This is how it was fixed.

Description: As of June 2022, on latest AMD CPUs  (AMD Ryzen 7, 8, 9) AMD graphic drivers will not work yet, manual patching needs to be applied.

On a test machine, using AMD Ryzen 9 5900HX with Radeon Graphics,  I was able to have a perfectly healthy desktop using the following procedure, I believe the same would work with 5700x and 5800x families.

Packages will hopefully be available by August/September, until then, one needs to use ports.

The following is on a machine without source or ports.

*1. Make sure to track 'latest' repository

2. Install git*

`pkg install -y git`

*3. Make sure FreeBSD source is available*

`git clone -b releng/13.1 https://git.freebsd.org/src.git /usr/src`

*4. Make sure ports are available*

`cd /usr/ports`
`portsnap fetch extract`


*5. Build and install latest amd firmware*

`cd /usr/ports/graphics/gpu-firmware-amd-kmod/`

Make sure to drop into sh (not csh), then

`FLAVOR=green_sardine make install clean`


*6. Build and install latest drm-kmod*

`cd /usr/ports/graphics/drm-510-kmod/`

The latest firmware has a bug on our gpu class: Cannot allocate memory on green_sardine

It was fixed 2 weeks ago, see how to apply manually.

PR about Disable HDCP on green_sardine and renoir

Check that patch is already there, If not, apply manually to file `psp_v12_0.c`

`make install clean`

(2022-06-10: PR #172 was merged.

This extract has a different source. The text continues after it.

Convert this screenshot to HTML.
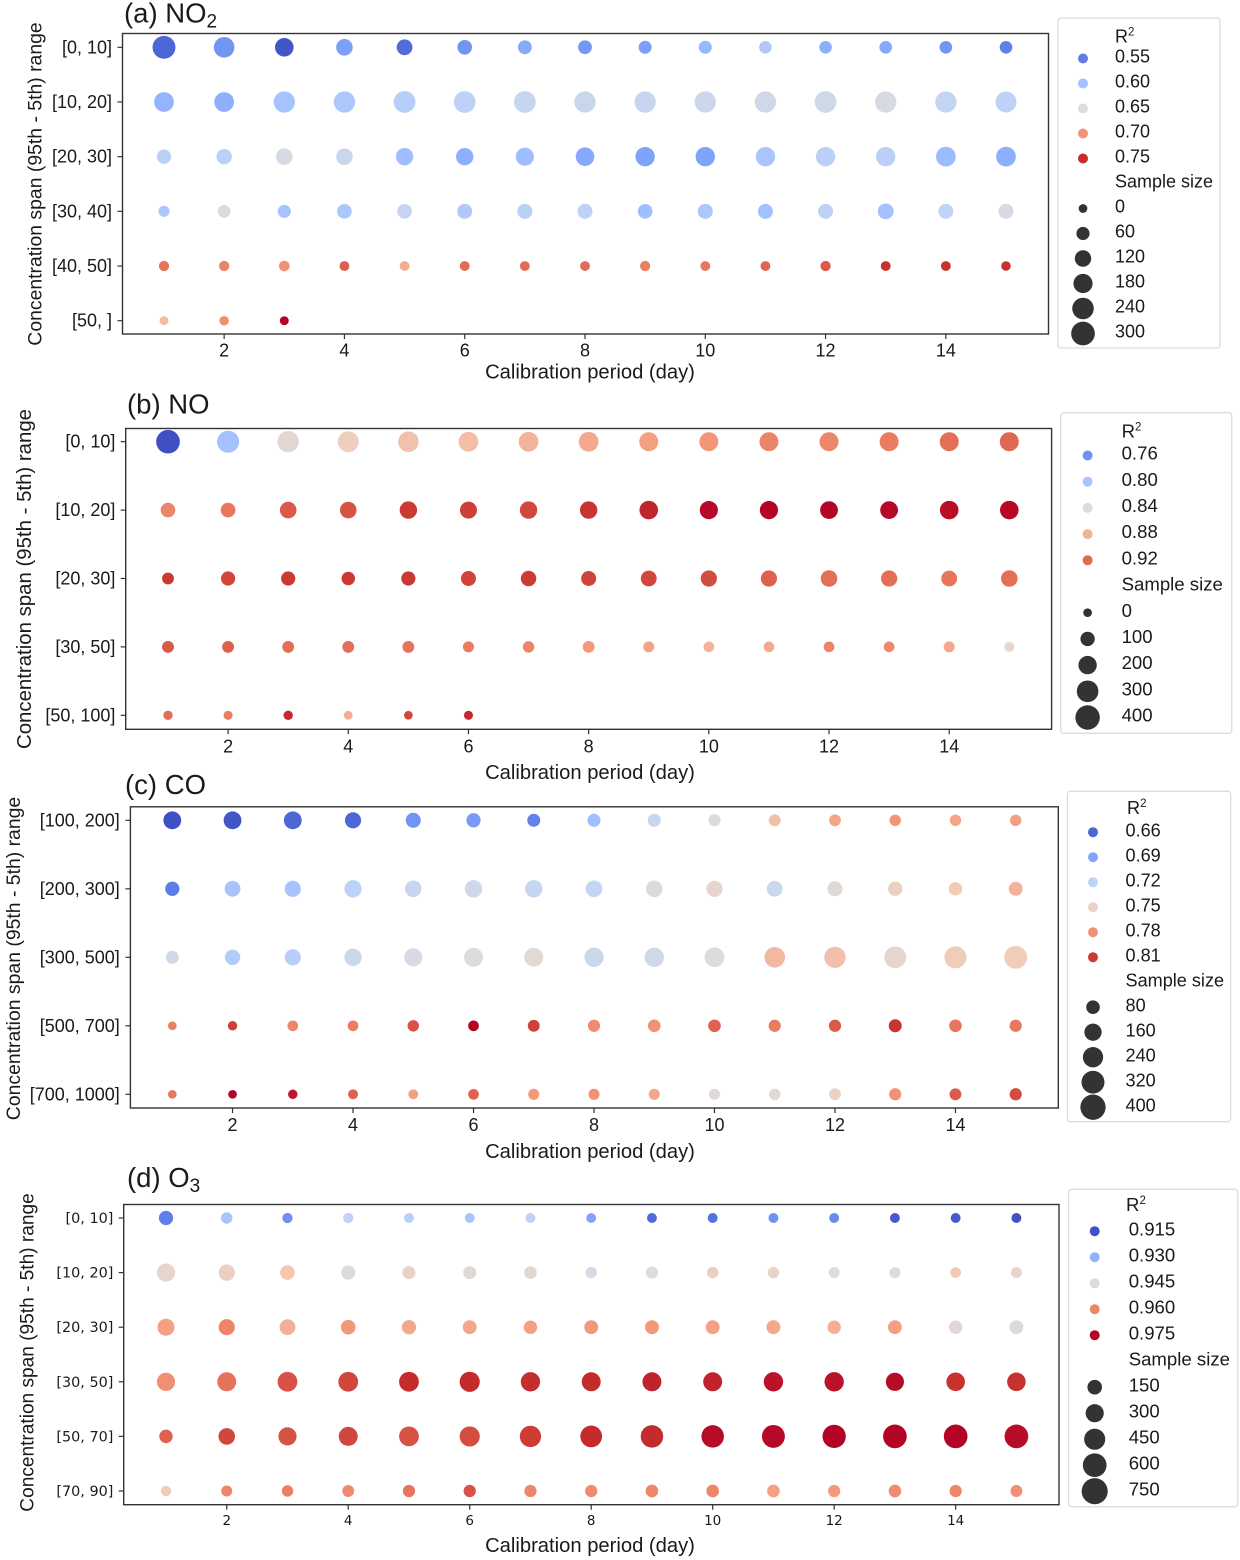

No more need to patch *drm-kmod*)


*7. Build and install xf86-video-amdgpu*

`cd /usr/ports/x11-drivers/xf86-video-amdgpu`

`make extract`

Make sure it is updated at least to 22.0.0. If not, apply patch from here: https://reviews.freebsd.org/D35269

Then,

`make install clean`

(Edit 2022-06-19: No need to patch. Drivers are now at least  v.22.0.0)

*8. Install xorg and window manager of choice*

No need for any additional conf file. It should all work auto-magically. I personally like KDE but I prefer to start it manually. So I did this:

`echo "exec startplasma-x11" >> ~/.xinitrc`

Then I can start with:

`startx`

*9. Fix stuttering*

`sysctl kern.sched.steal_thresh=1`

I found it on this mailing list message, as linked from this reddit comment.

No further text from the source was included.